# Stored records
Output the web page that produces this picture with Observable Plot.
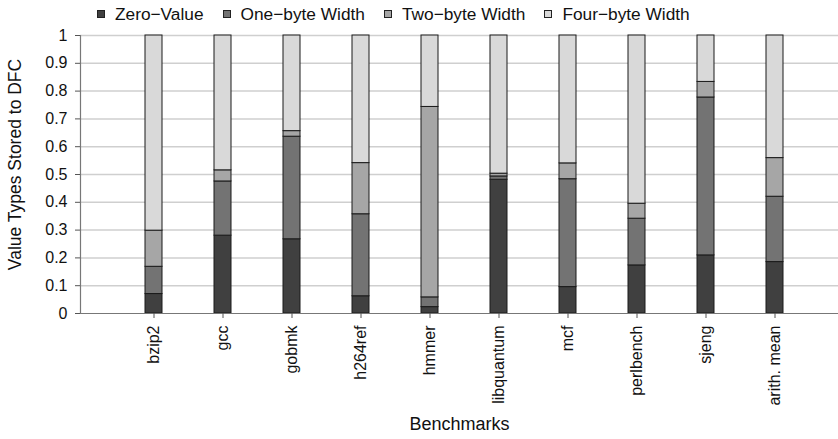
<!DOCTYPE html>
<html><head><meta charset="utf-8">
<script src="https://cdn.jsdelivr.net/npm/d3@7"></script>
<script src="https://cdn.jsdelivr.net/npm/@observablehq/plot@0.6"></script>
<style>
body{margin:0;background:#fff;font-family:"Liberation Sans",Arial,Helvetica,sans-serif;}
#wrap{position:relative;width:838px;height:439px;overflow:hidden;}
#legend{position:absolute;top:4px;left:97px;display:flex;gap:19px;font-size:17.3px;line-height:20px;color:#111;white-space:nowrap;}
#legend .item{display:flex;align-items:center;}
#legend .sw{width:6px;height:6px;border:1px solid #222;margin-right:10px;}
</style></head><body>
<div id="wrap"><div id="chart"></div><div id="legend"></div></div>
<script>
const benchmarks = ["bzip2","gcc","gobmk","h264ref","hmmer","libquantum","mcf","perlbench","sjeng","arith. mean"];
const seriesNames = ["Zero\u2212Value","One\u2212byte Width","Two\u2212byte Width","Four\u2212byte Width"];
const zeroValue = [0.070,0.280,0.267,0.062,0.023,0.481,0.095,0.173,0.209,0.185];
const oneByte   = [0.098,0.195,0.369,0.295,0.035,0.012,0.388,0.168,0.568,0.235];
const twoByte   = [0.130,0.040,0.020,0.184,0.685,0.010,0.057,0.054,0.056,0.139];
const fourByte  = [0.702,0.485,0.344,0.459,0.257,0.497,0.460,0.605,0.167,0.441];
const seriesColors = ["#404040","#737373","#a6a6a6","#d9d9d9"];
const yTicks = [0,0.1,0.2,0.3,0.4,0.5,0.6,0.7,0.8,0.9,1];
const xTitle = "Benchmarks";
const yTitle = "Value Types Stored to DFC";

const seriesValues = [zeroValue, oneByte, twoByte, fourByte];
const rows = [];
seriesNames.forEach((s, si) => benchmarks.forEach((b, bi) => rows.push({bench: b, series: s, value: seriesValues[si][bi]})));

const chart = Plot.plot({
  width: 838, height: 439,
  marginTop: 35, marginBottom: 126, marginLeft: 80, marginRight: 0,
  style: {fontFamily: '"Liberation Sans", Arial, Helvetica, sans-serif', fontSize: "16px", color: "#111", background: "#fff"},
  x: {type: "band", domain: benchmarks, range: [115, 812], padding: 0},
  y: {domain: [0, 1]},
  color: {domain: seriesNames, range: seriesColors},
  marks: [
    Plot.ruleY(yTicks.slice(1), {stroke: "#cfcfcf", strokeWidth: 1.5}),
    Plot.barY(rows, {x: "bench", y: "value", fill: "series", stroke: "#1a1a1a", strokeWidth: 1, insetLeft: 26, insetRight: 26}),
    Plot.frame({anchor: "left", stroke: "#777", strokeWidth: 1.2}),
    Plot.ruleY([0], {stroke: "#777", strokeWidth: 1.2}),
    Plot.axisY({ticks: yTicks, tickFormat: d => String(d), tickSize: 5, tickPadding: 8, label: null, fontSize: 16, stroke: "#555"}),
    Plot.axisX({tickRotate: -90, tickSize: 5, tickPadding: 7, label: null, fontSize: 16, stroke: "#555"}),
    Plot.text([xTitle], {text: d => d, frameAnchor: "bottom", dy: 111, fontSize: 18, lineAnchor: "middle", fill: "#111"}),
    Plot.text([yTitle], {text: d => d, frameAnchor: "left", textAnchor: "middle", rotate: -90, dx: -65, dy: -10, fontSize: 17.5, lineAnchor: "middle", fill: "#111"})
  ]
});
document.getElementById("chart").appendChild(chart);

const legend = document.getElementById("legend");
seriesNames.forEach((s, i) => {
  const it = document.createElement("div"); it.className = "item";
  const sw = document.createElement("span"); sw.className = "sw"; sw.style.background = seriesColors[i];
  const tx = document.createElement("span"); tx.textContent = s;
  it.appendChild(sw); it.appendChild(tx); legend.appendChild(it);
});
</script>
</body></html>
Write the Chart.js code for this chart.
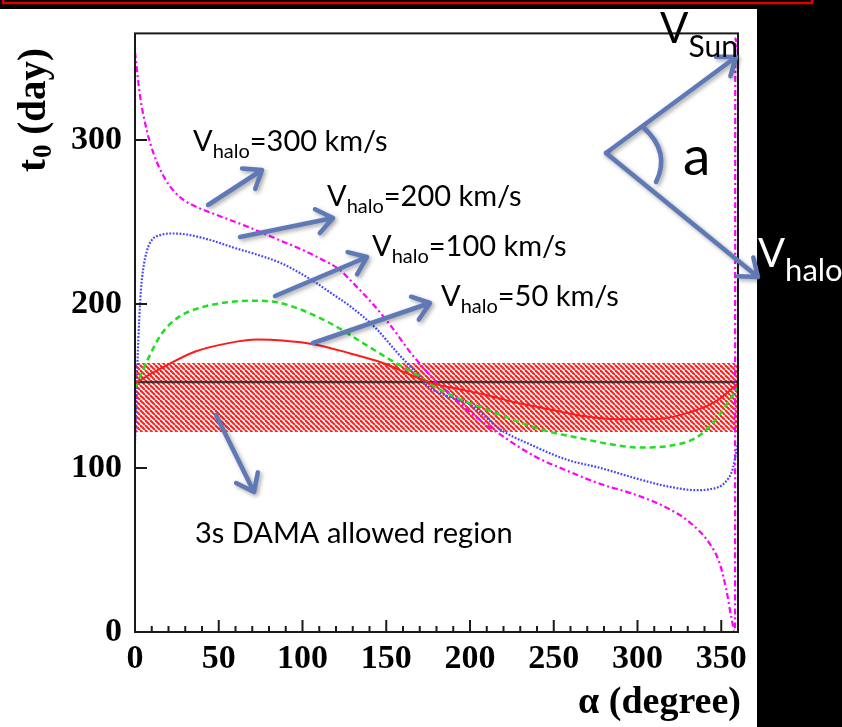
<!DOCTYPE html>
<html>
<head>
<meta charset="utf-8">
<script src="https://cdn.jsdelivr.net/npm/chart.js@4.4.1/dist/chart.umd.min.js"></script>
<style>
  html, body { margin: 0; padding: 0; background: #000; }
  canvas { display: block; }
</style>
</head>
<body>
<canvas id="c" width="842" height="727"></canvas>
<script>
// Phase t0 of the annual modulation versus the angle alpha between V_sun and V_halo
const alphaV300 = [0, 3, 7, 11, 15, 20, 27, 35, 47, 60, 70, 86, 100, 110, 122, 130, 142, 154, 164, 174, 181, 188, 200, 218, 238, 258, 278, 298, 317, 331, 343, 349, 353, 356, 358.2, 358.4, 360];
const t0V300    = [353.5, 327, 306, 292, 282, 273, 265, 260, 255, 250, 246, 239, 233, 228, 221, 213, 200, 185, 171, 159, 151, 145.5, 134, 120.5, 107.5, 98.3, 90.2, 84, 76, 67, 54, 42, 26, 9, 0.5, 362, 353.5];

const alphaV200 = [0, 0.8, 1.5, 2.5, 3.5, 5, 7, 10, 15, 22, 30, 45, 60, 70, 87, 100, 108, 118, 128, 144, 156, 166, 176, 186, 200, 218, 238, 258, 278, 298, 317, 335, 343, 353, 357, 359.4, 360];
const t0V200    = [115, 140, 165, 190, 208, 222, 232, 239, 242, 243, 242.5, 239, 234, 231, 225, 218, 213, 206, 199, 185, 171, 160, 149, 144, 138.8, 123.6, 113.4, 105, 100, 94, 89, 86.5, 87, 92, 100, 112.4, 115];

const alphaV100 = [0, 4, 8, 16, 26, 40, 55, 70, 85, 98, 118, 138, 154, 168, 180, 194, 208, 228, 246, 264, 284, 301, 319, 335, 345, 353, 360];
const t0V100    = [149, 158, 167, 182, 192, 198, 201, 202, 201, 197, 187.5, 175, 165, 157, 149, 142, 136.5, 128.5, 122.5, 118.5, 114.5, 112.5, 113.5, 118.5, 127.5, 138.5, 149];

const alphaV50 = [0, 3, 16, 36, 55, 73, 88, 108, 128, 148, 164, 180, 194, 208, 228, 248, 268, 288, 308, 327, 347, 360];
const t0V50    = [151.5, 153.5, 161, 171, 176, 178.3, 177.7, 175.2, 170, 164, 157, 151, 148, 145, 139.8, 135.7, 131.7, 129.7, 129.7, 132.7, 140.8, 151.5];

// Expected phase (June 2) and the 3 sigma DAMA band
const expectedT0 = 152.5;
const damaLow = 122;
const damaHigh = 164;

// Axis ranges and tick values
const alphaRange = [0, 360];
const t0Range = [0, 365];
const alphaMajorTicks = [0, 50, 100, 150, 200, 250, 300, 350];
const alphaMinorStep = 10;
const t0MajorTicks = [0, 100, 200, 300];

const toPoints = (xs, ys) => xs.map((x, i) => ({ x: x, y: ys[i] }));

const serifBold = "'Liberation Serif', 'Times New Roman', 'DejaVu Serif', serif";
const sans = "Lato, 'Open Sans', 'Noto Sans', sans-serif";
const arrowColor = '#5f78b6';

function makeHatch() {
  const s = 5;
  const c = document.createElement('canvas');
  c.width = s; c.height = s;
  const g = c.getContext('2d');
  g.fillStyle = '#ffffff';
  g.fillRect(0, 0, s, s);
  g.strokeStyle = '#ff2020';
  g.lineWidth = 2.1;
  for (let k = -1; k <= 1; k++) {
    g.beginPath();
    g.moveTo(k * s, 0);
    g.lineTo(k * s + s, s);
    g.stroke();
  }
  return c;
}

function arrow(ctx, x0, y0, x1, y1) {
  const ang = Math.atan2(y1 - y0, x1 - x0);
  const arm = 20, spread = 0.65;
  ctx.beginPath();
  ctx.moveTo(x0, y0);
  ctx.lineTo(x1, y1);
  ctx.moveTo(x1 - arm * Math.cos(ang - spread), y1 - arm * Math.sin(ang - spread));
  ctx.lineTo(x1, y1);
  ctx.lineTo(x1 - arm * Math.cos(ang + spread), y1 - arm * Math.sin(ang + spread));
  ctx.stroke();
}

function subLabel(ctx, x, y, main, sub, rest, size, subSize, drop, color) {
  ctx.fillStyle = color;
  ctx.textBaseline = 'alphabetic';
  ctx.textAlign = 'left';
  ctx.font = size + 'px ' + sans;
  ctx.fillText(main, x, y);
  let cx = x + ctx.measureText(main).width;
  ctx.font = subSize + 'px ' + sans;
  ctx.fillText(sub, cx, y + drop);
  cx += ctx.measureText(sub).width;
  if (rest) {
    ctx.font = size + 'px ' + sans;
    ctx.fillText(rest, cx, y);
  }
}

const decor = {
  id: 'decor',
  beforeDraw(chart) {
    const ctx = chart.ctx;
    ctx.save();
    ctx.fillStyle = '#000';
    ctx.fillRect(0, 0, chart.width, chart.height);
    ctx.fillStyle = '#fff';
    ctx.fillRect(0, 9, 757, chart.height - 9);
    ctx.strokeStyle = '#e00000';
    ctx.lineWidth = 2.5;
    ctx.strokeRect(3, -10, 809, 13);
    ctx.restore();
  },
  beforeDatasetsDraw(chart) {
    const ctx = chart.ctx, a = chart.chartArea, ys = chart.scales.y;
    const top = ys.getPixelForValue(damaHigh), bot = ys.getPixelForValue(damaLow);
    ctx.save();
    ctx.fillStyle = ctx.createPattern(makeHatch(), 'repeat');
    ctx.fillRect(a.left, top, a.right - a.left, bot - top);
    ctx.restore();
  },
  afterDatasetsDraw(chart) {
    const ctx = chart.ctx, a = chart.chartArea, xs = chart.scales.x, ys = chart.scales.y;
    ctx.save();
    ctx.strokeStyle = '#1a1a1a';
    ctx.lineWidth = 2;
    ctx.strokeRect(a.left, a.top, a.right - a.left, a.bottom - a.top);
    ctx.beginPath();
    for (let v = alphaRange[0]; v <= alphaRange[1]; v += alphaMinorStep) {
      const px = xs.getPixelForValue(v);
      const len = alphaMajorTicks.includes(v) ? 12 : 6;
      ctx.moveTo(px, a.bottom);
      ctx.lineTo(px, a.bottom - len);
    }
    t0MajorTicks.forEach(v => {
      const py = ys.getPixelForValue(v);
      ctx.moveTo(a.left, py);
      ctx.lineTo(a.left + 12, py);
    });
    ctx.stroke();
    ctx.restore();
  },
  afterDraw(chart) {
    const ctx = chart.ctx;
    ctx.save();
    // axis titles
    ctx.fillStyle = '#000';
    ctx.textBaseline = 'alphabetic';
    ctx.font = 'bold 38px ' + serifBold;
    ctx.textAlign = 'right';
    ctx.fillText('\u03B1 (degree)', 741, 713);

    ctx.save();
    ctx.translate(45, 172);
    ctx.rotate(-Math.PI / 2);
    ctx.textAlign = 'left';
    ctx.font = 'bold 39px ' + serifBold;
    ctx.fillText('t', 0, 0);
    let w = ctx.measureText('t').width;
    ctx.font = 'bold 27px ' + serifBold;
    ctx.fillText('0', w + 1, 6);
    w += 1 + ctx.measureText('0').width;
    ctx.font = 'bold 39px ' + serifBold;
    ctx.fillText(' (day)', w, 0);
    ctx.restore();

    // arrows
    ctx.save();
    ctx.strokeStyle = arrowColor;
    ctx.lineWidth = 4.5;
    ctx.lineCap = 'round';
    ctx.lineJoin = 'round';
    ctx.shadowColor = 'rgba(0,0,0,0.35)';
    ctx.shadowBlur = 4;
    ctx.shadowOffsetX = 2;
    ctx.shadowOffsetY = 2;
    arrow(ctx, 208, 205, 262, 170);
    arrow(ctx, 240, 237, 333, 218);
    arrow(ctx, 275, 296, 367, 257);
    arrow(ctx, 313, 343, 430, 303);
    arrow(ctx, 216, 415, 254, 492);
    arrow(ctx, 606, 153, 736, 57);
    arrow(ctx, 606, 153, 758, 277);
    ctx.beginPath();
    ctx.moveTo(643, 127);
    ctx.quadraticCurveTo(671, 152, 656, 182);
    ctx.stroke();
    ctx.restore();

    // labels
    subLabel(ctx, 193, 151, 'V', 'halo', '=300 km/s', 29, 20, 7, '#000');
    subLabel(ctx, 327, 206, 'V', 'halo', '=200 km/s', 29, 20, 7, '#000');
    subLabel(ctx, 372, 256, 'V', 'halo', '=100 km/s', 29, 20, 7, '#000');
    subLabel(ctx, 441, 306, 'V', 'halo', '=50 km/s', 29, 20, 7, '#000');
    subLabel(ctx, 660, 43, 'V', 'Sun', '', 42, 30, 14, '#000');
    subLabel(ctx, 758, 267, 'V', 'halo', '', 40, 31, 14, '#fff');
    ctx.fillStyle = '#000';
    ctx.font = '55px ' + sans;
    ctx.fillText('a', 683, 175);
    ctx.font = '29px ' + sans;
    ctx.fillText('3s DAMA allowed region', 195, 543);
    ctx.restore();
  }
};

const tickFont = { family: serifBold, size: 34, weight: 'bold' };

new Chart(document.getElementById('c'), {
  type: 'line',
  data: {
    datasets: [
      { data: toPoints(alphaV50, t0V50), borderColor: '#ff1a1a', borderWidth: 2, pointRadius: 0, cubicInterpolationMode: 'monotone' },
      { data: toPoints(alphaV100, t0V100), borderColor: '#1ee01e', borderWidth: 2.5, borderDash: [6, 4], pointRadius: 0, cubicInterpolationMode: 'monotone' },
      { data: toPoints(alphaV200, t0V200), borderColor: '#4646ff', borderWidth: 2.2, borderDash: [1.8, 1.6], pointRadius: 0, cubicInterpolationMode: 'monotone' },
      { data: toPoints(alphaV300, t0V300), borderColor: '#ff00ff', borderWidth: 2.2, borderDash: [6, 3, 2, 3], pointRadius: 0, cubicInterpolationMode: 'monotone' },
      { data: toPoints(alphaRange, [expectedT0, expectedT0]), borderColor: 'rgba(40,40,40,0.85)', borderWidth: 2.5, pointRadius: 0 }
    ]
  },
  options: {
    responsive: false,
    animation: false,
    devicePixelRatio: 1,
    layout: { padding: { left: 0, top: 33, right: 104, bottom: 0 } },
    plugins: { legend: { display: false }, tooltip: { enabled: false } },
    scales: {
      x: {
        type: 'linear', min: alphaRange[0], max: alphaRange[1],
        afterBuildTicks(s) { s.ticks = alphaMajorTicks.map(v => ({ value: v })); },
        afterFit(s) { s.height = 95; },
        grid: { display: false, drawTicks: false }, border: { display: false },
        ticks: { padding: 7, color: '#000', font: tickFont, maxRotation: 0, autoSkip: false }
      },
      y: {
        type: 'linear', min: t0Range[0], max: t0Range[1],
        afterBuildTicks(s) { s.ticks = t0MajorTicks.map(v => ({ value: v })); },
        afterFit(s) { s.width = 135; },
        grid: { display: false, drawTicks: false }, border: { display: false },
        ticks: { padding: 13, color: '#000', font: tickFont, autoSkip: false }
      }
    }
  },
  plugins: [decor]
});
</script>
</body>
</html>
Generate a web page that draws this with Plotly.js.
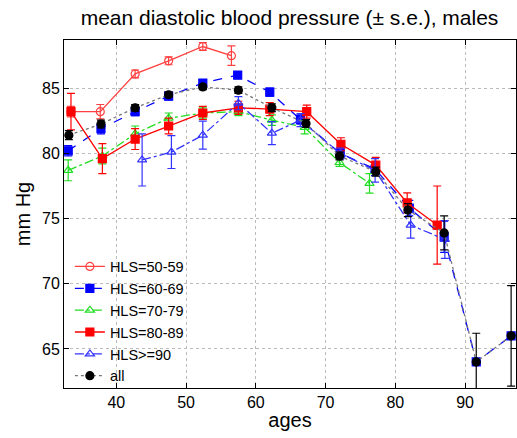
<!DOCTYPE html>
<html>
<head>
<meta charset="utf-8">
<script src="https://cdn.plot.ly/plotly-3.0.1.min.js"></script>
<style>html,body{margin:0;padding:0;background:#fff;}#chart{width:517px;height:438px;}</style>
</head>
<body>
<div id="chart"></div>
<script>
// HLS=50-59
const x5059 = [33.5, 37.7, 42.7, 47.5, 52.4, 56.5];
const y5059 = [83.2, 83.2, 86.1, 87.1, 88.2, 87.5];
const e5059 = [0.4, 0.55, 0.3, 0.3, 0.3, 0.75];
// HLS=60-69
const x6069 = [33.1, 37.8, 42.7, 47.5, 52.4, 57.4, 62.0, 66.4, 72.1, 77.1, 82.0, 87.0, 91.6, 96.6];
const y6069 = [80.2, 81.9, 83.2, 84.4, 85.4, 86.0, 84.7, 82.6, 80.0, 78.8, 75.8, 73.6, 64.0, 66.0];
const e6069 = [0.4, 0.4, 0.3, 0.3, 0.25, 0.25, 0.3, 0.35, 0.4, 0.5, 0.6, 1.2, 0, 0];
// HLS=70-79
const x7079 = [33.1, 38.0, 42.7, 47.5, 52.4, 57.5, 62.3, 67.0, 72.0, 76.3];
const y7079 = [78.7, 79.8, 81.5, 82.7, 83.1, 83.2, 82.55, 82.0, 79.3, 77.7];
const e7079 = [0.8, 0.6, 0.6, 0.4, 0.4, 0.3, 0.4, 0.5, 0.3, 0.75];
// HLS=80-89
const x8089 = [33.5, 38.0, 42.7, 47.5, 52.4, 57.5, 62.0, 67.3, 72.2, 77.2, 81.7, 86.0];
const y8089 = [83.2, 79.6, 81.1, 82.1, 83.1, 83.5, 83.4, 83.2, 80.7, 79.1, 76.2, 74.5];
const e8089 = [1.4, 1.15, 0.8, 0.6, 0.5, 0.5, 0.5, 0.5, 0.5, 0.6, 0.77, 3.0];
// HLS>=90
const x90 = [43.7, 47.9, 52.4, 57.5, 62.3, 66.4, 72.1, 77.1, 82.2, 87.1];
const y90 = [79.5, 80.1, 81.4, 83.85, 81.55, 82.55, 80.0, 78.7, 74.5, 73.4];
const e90 = [2.0, 1.26, 1.07, 0.5, 0.88, 0.5, 0.4, 0.9, 1.0, 1.45];
// all
const xAll = [33.2, 37.8, 42.7, 47.5, 52.4, 57.5, 62.3, 67.2, 72.0, 77.2, 81.8, 87.0, 91.6, 96.6];
const yAll = [81.4, 82.25, 83.5, 84.5, 85.1, 84.85, 83.5, 82.3, 79.8, 78.6, 75.65, 73.9, 64.0, 66.0];
const eAll = [0.35, 0.3, 0.25, 0.2, 0.2, 0.25, 0.3, 0.3, 0.3, 0.35, 0.5, 1.3, 2.2, 3.85];

function tr(name, x, y, e, color, dash, symbol, lineColor) {
  return {
    type: 'scatter', mode: 'lines+markers', name: name, x: x, y: y,
    line: {color: lineColor || color, width: 1.3, dash: dash},
    marker: {color: color, symbol: symbol, size: 8, line: {color: color, width: 1.2}},
    error_y: {type: 'data', array: e, visible: true, color: color, thickness: 1.2, width: 4},
    cliponaxis: true
  };
}

const data = [
  tr('HLS=50-59', x5059, y5059, e5059, '#ff4040', 'solid', 'circle-open'),
  tr('HLS=60-69', x6069, y6069, e6069, '#0000ff', 'dash', 'square'),
  tr('HLS=70-79', x7079, y7079, e7079, '#22dd22', 'dashdot', 'triangle-up-open'),
  tr('HLS=80-89', x8089, y8089, e8089, '#ff0000', 'solid', 'square'),
  tr('HLS>=90', x90, y90, e90, '#3333ff', 'dashdot', 'triangle-up-open'),
  tr('all', xAll, yAll, eAll, '#000000', 'dot', 'circle', '#777777')
];

const FONT = 'Liberation Sans, Arial, sans-serif';
const axisCommon = {
  showline: true, linecolor: '#000', linewidth: 1, mirror: 'ticks',
  ticks: 'inside', ticklen: 5, tickcolor: '#000',
  showgrid: true, gridcolor: '#bbbbbb', griddash: 'dot', gridwidth: 1,
  zeroline: false,
  tickfont: {family: FONT, size: 16, color: '#000'}
};

const layout = {
  width: 517, height: 438,
  margin: {l: 64, r: 1, t: 40, b: 50},
  paper_bgcolor: '#fff', plot_bgcolor: '#fff',
  title: {text: 'mean diastolic blood pressure (± s.e.), males',
          font: {family: FONT, size: 21, color: '#000'},
          x: 0.56, xanchor: 'center', y: 0.96, yanchor: 'middle'},
  xaxis: Object.assign({}, axisCommon, {
    range: [32.5, 97.3], tickvals: [40, 50, 60, 70, 80, 90],
    title: {text: 'ages', font: {family: FONT, size: 20, color: '#000'}, standoff: 2}
  }),
  yaxis: Object.assign({}, axisCommon, {
    range: [62.0, 88.7], tickvals: [65, 70, 75, 80, 85],
    title: {text: 'mm Hg', font: {family: FONT, size: 20, color: '#000'}, standoff: 6}
  }),
  showlegend: true,
  legend: {x: 0.013, y: 0.395, xanchor: 'left', yanchor: 'top',
           bgcolor: 'rgba(255,255,255,0)', borderwidth: 0,
           font: {family: FONT, size: 14.5, color: '#000'},
           tracegroupgap: 0, itemwidth: 30}
};

Plotly.newPlot('chart', data, layout, {displayModeBar: false, staticPlot: true});
</script>
</body>
</html>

# Work to complete
Skip all pictures. Retype exactly the span whose first line is the one with "Write the Chart.js code for this chart." and whose last line is the one with "132.7, 140.8, 151.5];".

# Task solution
Write the Chart.js code for this chart.
<!DOCTYPE html>
<html>
<head>
<meta charset="utf-8">
<script src="https://cdn.jsdelivr.net/npm/chart.js@4.4.1/dist/chart.umd.min.js"></script>
<style>
  html, body { margin: 0; padding: 0; background: #000; }
  canvas { display: block; }
</style>
</head>
<body>
<canvas id="c" width="842" height="727"></canvas>
<script>
// Phase t0 of the annual modulation versus the angle alpha between V_sun and V_halo
const alphaV300 = [0, 3, 7, 11, 15, 20, 27, 35, 47, 60, 70, 86, 100, 110, 122, 130, 142, 154, 164, 174, 181, 188, 200, 218, 238, 258, 278, 298, 317, 331, 343, 349, 353, 356, 358.2, 358.4, 360];
const t0V300    = [353.5, 327, 306, 292, 282, 273, 265, 260, 255, 250, 246, 239, 233, 228, 221, 213, 200, 185, 171, 159, 151, 145.5, 134, 120.5, 107.5, 98.3, 90.2, 84, 76, 67, 54, 42, 26, 9, 0.5, 362, 353.5];

const alphaV200 = [0, 0.8, 1.5, 2.5, 3.5, 5, 7, 10, 15, 22, 30, 45, 60, 70, 87, 100, 108, 118, 128, 144, 156, 166, 176, 186, 200, 218, 238, 258, 278, 298, 317, 335, 343, 353, 357, 359.4, 360];
const t0V200    = [115, 140, 165, 190, 208, 222, 232, 239, 242, 243, 242.5, 239, 234, 231, 225, 218, 213, 206, 199, 185, 171, 160, 149, 144, 138.8, 123.6, 113.4, 105, 100, 94, 89, 86.5, 87, 92, 100, 112.4, 115];

const alphaV100 = [0, 4, 8, 16, 26, 40, 55, 70, 85, 98, 118, 138, 154, 168, 180, 194, 208, 228, 246, 264, 284, 301, 319, 335, 345, 353, 360];
const t0V100    = [149, 158, 167, 182, 192, 198, 201, 202, 201, 197, 187.5, 175, 165, 157, 149, 142, 136.5, 128.5, 122.5, 118.5, 114.5, 112.5, 113.5, 118.5, 127.5, 138.5, 149];

const alphaV50 = [0, 3, 16, 36, 55, 73, 88, 108, 128, 148, 164, 180, 194, 208, 228, 248, 268, 288, 308, 327, 347, 360];
const t0V50    = [151.5, 153.5, 161, 171, 176, 178.3, 177.7, 175.2, 170, 164, 157, 151, 148, 145, 139.8, 135.7, 131.7, 129.7, 129.7, 132.7, 140.8, 151.5];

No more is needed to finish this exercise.